Flip visits Billy regularly during the coma, and he convinces him to help him home. After seeing Larry's Jackson Pollock, Flip opens up about his preference of art over football. Mary Jane keeps him up-to-date on developments at school, applauding his martyrdom which has paved everyone's way. The administration expelled those who attacked him and has assemblies about hate crimes to aid tolerance.

As high school is typically about conforming, fitting in and not drawing attention to yourself, Flip tries to get Billy to tone himself down during school hours. The next day, Billy does a theatrical presentation for his Great Gatsby book report dressed and acting as Zelda Fitzgerald. Later that day, an incident in gym at the rope climb, triggers a homophobic reaction towards him.

Billy comes home to find Muv. Initially believing she has come to get him, his dad lets him be present so he can see she is only there for money, as she had him to produce Bill an heir. Stunned, Billy wanders off to the kitchen and Florence is kind to him. Flip comes to see Billy, and drunken Muv falls over him.

Wandering to the school grounds, Billy announces his candidacy for homecoming queen against the other contender Lynette, queen of the school. They drum up support before they have to give campaign speeches to the school to gain their vote. Both come out on floats of their choosing, hers an unimaginative float of her with her friends in red, his a glittery, purple heel, he in a slinky silver sheath.

The team narrowly wins the homecoming game, the last play also severely injuring Flip/Mark's shoulder (so he can pursue art). In the auditorium, Lynette's speech is openly hateful towards anyone who's not straight whereas Billy's is a plea for understanding. He gets a standing ovation, yet still loses.

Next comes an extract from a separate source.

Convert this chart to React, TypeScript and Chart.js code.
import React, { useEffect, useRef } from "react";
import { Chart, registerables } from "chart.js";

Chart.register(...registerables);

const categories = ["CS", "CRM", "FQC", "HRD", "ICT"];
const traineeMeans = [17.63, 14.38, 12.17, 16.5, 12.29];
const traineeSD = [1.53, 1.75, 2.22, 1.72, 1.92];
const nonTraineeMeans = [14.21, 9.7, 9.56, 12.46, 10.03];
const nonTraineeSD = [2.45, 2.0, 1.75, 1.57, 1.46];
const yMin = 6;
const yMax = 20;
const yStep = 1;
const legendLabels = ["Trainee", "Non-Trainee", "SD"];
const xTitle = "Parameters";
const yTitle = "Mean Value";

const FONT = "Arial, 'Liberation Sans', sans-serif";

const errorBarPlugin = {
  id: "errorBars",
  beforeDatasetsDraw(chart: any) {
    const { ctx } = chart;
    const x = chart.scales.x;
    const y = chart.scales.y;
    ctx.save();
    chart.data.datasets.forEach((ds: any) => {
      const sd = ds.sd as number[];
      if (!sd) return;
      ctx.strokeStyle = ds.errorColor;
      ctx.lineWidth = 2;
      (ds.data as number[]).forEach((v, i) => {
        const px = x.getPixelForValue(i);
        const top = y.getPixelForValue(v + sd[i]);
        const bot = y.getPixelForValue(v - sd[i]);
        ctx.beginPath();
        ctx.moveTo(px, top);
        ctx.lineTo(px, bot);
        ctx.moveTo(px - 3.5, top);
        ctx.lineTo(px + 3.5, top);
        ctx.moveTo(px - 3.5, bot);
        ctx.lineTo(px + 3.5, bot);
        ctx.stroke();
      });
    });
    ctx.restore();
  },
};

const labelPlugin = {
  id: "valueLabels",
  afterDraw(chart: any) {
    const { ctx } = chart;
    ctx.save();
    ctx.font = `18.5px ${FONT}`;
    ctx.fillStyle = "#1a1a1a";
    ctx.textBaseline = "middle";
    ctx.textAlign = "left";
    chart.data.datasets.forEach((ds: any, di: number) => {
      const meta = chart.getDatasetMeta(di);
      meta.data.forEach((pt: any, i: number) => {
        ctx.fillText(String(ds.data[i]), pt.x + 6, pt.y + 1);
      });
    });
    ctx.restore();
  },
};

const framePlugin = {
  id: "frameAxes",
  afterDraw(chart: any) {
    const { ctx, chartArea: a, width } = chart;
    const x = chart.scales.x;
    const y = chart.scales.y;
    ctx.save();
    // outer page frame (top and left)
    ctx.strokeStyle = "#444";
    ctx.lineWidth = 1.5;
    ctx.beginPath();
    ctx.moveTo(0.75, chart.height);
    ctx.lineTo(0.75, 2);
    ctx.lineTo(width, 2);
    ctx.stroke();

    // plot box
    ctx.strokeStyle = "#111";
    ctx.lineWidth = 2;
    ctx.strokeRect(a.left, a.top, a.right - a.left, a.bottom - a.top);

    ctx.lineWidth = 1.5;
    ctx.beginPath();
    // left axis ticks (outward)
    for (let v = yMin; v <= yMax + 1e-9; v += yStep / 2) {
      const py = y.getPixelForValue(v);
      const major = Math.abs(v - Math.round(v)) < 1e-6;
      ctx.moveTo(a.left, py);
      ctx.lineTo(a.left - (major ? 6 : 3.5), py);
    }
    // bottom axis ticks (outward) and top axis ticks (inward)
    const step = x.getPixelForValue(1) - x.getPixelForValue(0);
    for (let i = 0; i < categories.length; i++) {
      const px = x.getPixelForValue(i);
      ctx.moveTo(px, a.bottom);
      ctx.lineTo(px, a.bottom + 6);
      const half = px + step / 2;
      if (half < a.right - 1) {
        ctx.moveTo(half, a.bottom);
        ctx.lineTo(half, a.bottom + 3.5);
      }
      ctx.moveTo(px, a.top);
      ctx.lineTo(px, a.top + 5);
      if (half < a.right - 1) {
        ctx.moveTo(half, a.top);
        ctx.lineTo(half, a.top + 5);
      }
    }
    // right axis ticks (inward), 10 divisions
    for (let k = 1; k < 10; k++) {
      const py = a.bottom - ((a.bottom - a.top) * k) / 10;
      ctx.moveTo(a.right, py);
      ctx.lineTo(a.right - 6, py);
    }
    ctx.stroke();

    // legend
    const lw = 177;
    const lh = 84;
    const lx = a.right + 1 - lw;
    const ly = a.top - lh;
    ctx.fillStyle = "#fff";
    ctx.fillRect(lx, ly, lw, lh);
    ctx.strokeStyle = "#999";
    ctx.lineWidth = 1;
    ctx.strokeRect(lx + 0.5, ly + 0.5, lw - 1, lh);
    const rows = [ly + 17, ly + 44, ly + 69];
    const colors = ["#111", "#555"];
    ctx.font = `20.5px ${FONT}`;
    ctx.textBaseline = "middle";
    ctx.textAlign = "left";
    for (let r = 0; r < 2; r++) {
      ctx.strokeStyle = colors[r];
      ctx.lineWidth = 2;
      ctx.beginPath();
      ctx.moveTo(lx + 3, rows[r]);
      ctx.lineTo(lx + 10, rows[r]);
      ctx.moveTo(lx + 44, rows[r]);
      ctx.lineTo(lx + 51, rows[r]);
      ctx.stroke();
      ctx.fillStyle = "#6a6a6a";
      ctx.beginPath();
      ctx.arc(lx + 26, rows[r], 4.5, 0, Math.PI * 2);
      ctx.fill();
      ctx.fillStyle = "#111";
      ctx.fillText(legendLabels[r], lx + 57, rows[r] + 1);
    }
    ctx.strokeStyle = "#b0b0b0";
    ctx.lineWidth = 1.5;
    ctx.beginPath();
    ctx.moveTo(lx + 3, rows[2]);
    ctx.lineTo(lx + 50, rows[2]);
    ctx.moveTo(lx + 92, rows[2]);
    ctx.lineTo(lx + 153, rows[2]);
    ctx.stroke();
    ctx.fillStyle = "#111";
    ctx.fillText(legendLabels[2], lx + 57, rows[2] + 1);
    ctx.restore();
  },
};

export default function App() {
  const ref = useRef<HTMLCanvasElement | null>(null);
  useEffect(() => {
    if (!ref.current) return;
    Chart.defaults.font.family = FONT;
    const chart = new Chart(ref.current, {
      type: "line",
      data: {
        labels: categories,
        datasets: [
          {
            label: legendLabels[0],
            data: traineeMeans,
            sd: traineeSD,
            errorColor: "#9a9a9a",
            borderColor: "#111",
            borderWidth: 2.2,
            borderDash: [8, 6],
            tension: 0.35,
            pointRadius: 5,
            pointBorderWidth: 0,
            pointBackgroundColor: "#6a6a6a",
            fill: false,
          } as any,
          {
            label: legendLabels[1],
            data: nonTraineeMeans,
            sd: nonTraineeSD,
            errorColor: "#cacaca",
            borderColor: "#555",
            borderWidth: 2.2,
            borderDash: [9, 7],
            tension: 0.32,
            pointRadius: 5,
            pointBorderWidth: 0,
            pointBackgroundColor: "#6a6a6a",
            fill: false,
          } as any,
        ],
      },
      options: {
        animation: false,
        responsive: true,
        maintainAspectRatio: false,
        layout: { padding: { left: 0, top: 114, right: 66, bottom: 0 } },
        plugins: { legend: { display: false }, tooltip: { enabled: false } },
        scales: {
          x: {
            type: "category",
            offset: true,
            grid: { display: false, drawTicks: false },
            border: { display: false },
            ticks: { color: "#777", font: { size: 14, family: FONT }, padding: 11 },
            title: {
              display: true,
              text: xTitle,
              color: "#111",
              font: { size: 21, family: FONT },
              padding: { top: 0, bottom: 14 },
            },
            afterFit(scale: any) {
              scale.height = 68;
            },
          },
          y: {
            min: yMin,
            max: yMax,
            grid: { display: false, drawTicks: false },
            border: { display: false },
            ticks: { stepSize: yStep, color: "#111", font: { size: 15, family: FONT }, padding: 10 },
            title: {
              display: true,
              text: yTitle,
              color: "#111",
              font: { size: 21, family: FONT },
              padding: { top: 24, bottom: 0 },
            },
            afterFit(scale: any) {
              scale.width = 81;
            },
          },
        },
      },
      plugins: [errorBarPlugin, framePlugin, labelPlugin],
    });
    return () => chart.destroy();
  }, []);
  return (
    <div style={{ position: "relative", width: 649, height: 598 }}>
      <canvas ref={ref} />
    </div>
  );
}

Billy's dad congratulates him on his victory, of facing the challenge unafraid, and speaking his truth. On the school campus, his real triumph can be seen. People are less afraid to show themselves and there is greater tolerance, a joyful embrace of diversity.

==Cast==
- Alex Lawther as Billy Bloom, a funny, good-hearted teenager and the new student at an ultra-conservative high school
  - Eddie Schweighardt as young Billy Bloom
- Abigail Breslin as Lynette, the head cheerleader and high school queen bee, and Billy's rival
- Mickey Sumner as Dr. Veronica Vickers
- Bette Midler as Muv, Billy's mother
- Larry Pine as Billy's father
- AnnaSophia Robb as Blah Blah Blah / Mary Jane
- Ian Nelson as Mark "Flip" Kelly, Billy's friend
- Lorraine Toussaint as Flossie, Billy's nanny
- Laverne Cox as Felicia, a reporter
- Willa Fitzgerald as Tiffany
- Celia Weston as Florence
- Walden Hudson as Bib Oberman

==Production==
On October 2, 2015, it was announced that Trudie Styler would make her directorial debut with the young adult LGBT film Freak Show, based on the 2007 novel of same name by James St. James. Patrick J. Clifton and Beth Rigazio adapted the novel, while producers on the film would be Celine Rattray, Charlotte Ubben, and Styler through Maven Pictures along with Drew Barrymore and Nancy Juvonen's Flower Films, and Jeffrey Coulter and Bryan Rabin.

Principal photography began on October 27, 2015, in New York City. Dan Romer composed the film's score.

==Release==
Freak Show had its world premiere at the 67th Berlin International Film Festival on February 13, 2017. Shortly afterwards, IFC Films acquired U.S. distribution rights to the film. It was released in theaters and on video on demand in the United States on January 12, 2018.

==Reception==
On the review aggregator website Rotten Tomatoes, the film holds an approval rating of 54% based on 41 reviews, with an average rating of 5.7/10. The website's critics consensus reads, "Freak Show relies on engaging performances and obviously good intentions to cover for its clichéd story and uneven direction – and for some viewers, it may well be enough." Metacritic, which uses a weighted average, assigned the film a score of 54 out of 100, based on 10 critics, indicating "mixed or average" reviews.

Guy Lodge of Variety stated, "Trudie Styler's sparkly but superficial directorial debut is a gay coming-of-age tale that presumes more love for its fabulous hero than it earns."